The idea that people, or society, create institutions for the public good stems from the 17th and 18th Century thinking and writing of Thomas Hobbes, John Locke and Jean-Jacques Rousseau. Their philosophy may trace back to Socrates in the 4th Century BCE, who wrote about the individual’s responsibility to follow the law of the land, or the government, that protects him.

Hobbes an English philosopher, in a 1651 book called Leviathan wrote about the “social contract” theory, or the idea that societies succeed when people agree to follow specific rules and norms. That means that people surrender some of their autonomy to follow the rules. But the rules apply to all. He also supported the idea of an absolute sovereign, king or leader, to hold it all together and protect people from their own selfishness.

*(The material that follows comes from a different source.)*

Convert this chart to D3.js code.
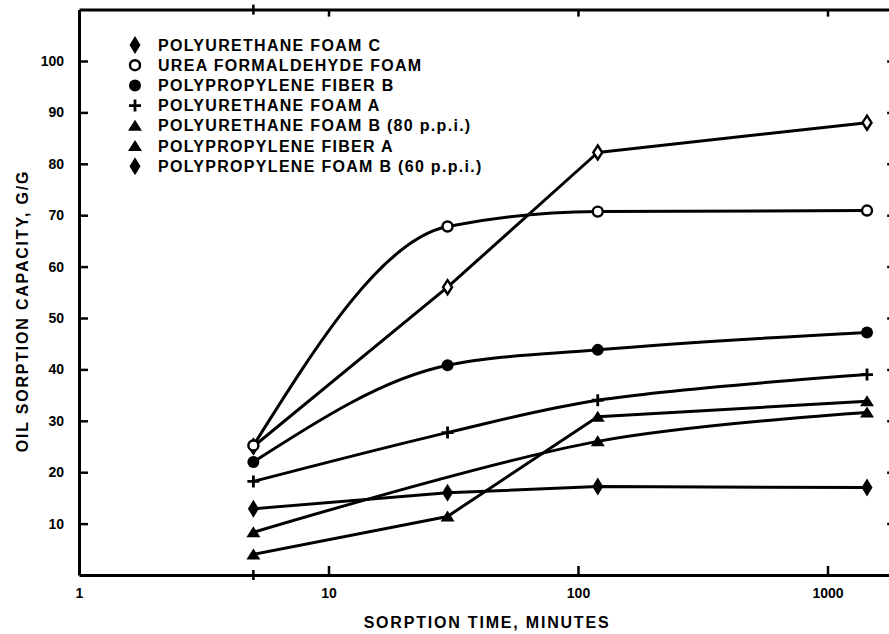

John Locke took a different view of the social contract. He saw self-interest as the motivating factor. If we lived in what he called the “state of nature” we would not be able to achieve wealth and success. We need government or structure with rules to help us do that and we agree to do that so we will prosper and live in harmony. He also pointed out that people had the right to protect their lives and their property from an unfair government and his ideas were particularly influential to the U.S. founders and the framing of the U.S. Constitution.
In his Second Treatise On Government, in 1689 he wrote:
“Every one, as he is bound to preserve himself, and not to quit his station wilfully, so by the like reason, when his own preservation comes not in competition, ought he, as much as he can, to preserve the rest of mankind, and may not, unless it be to do justice on an offender, take away, or impair the life, or what tends to the preservation of the life, the liberty, health, limb, or goods of another. . . .”
That’s where we get the idea of “life, liberty and pursuit of happiness,” in the U.S. Declaration of Independence.

Rousseau, in 1762 took this further and saw the state as the creation of the people to uphold the common good. But when government usurps the power of the people the social contract is broken, and citizens have the obligation to rebel. Freedom is the key for Rousseau.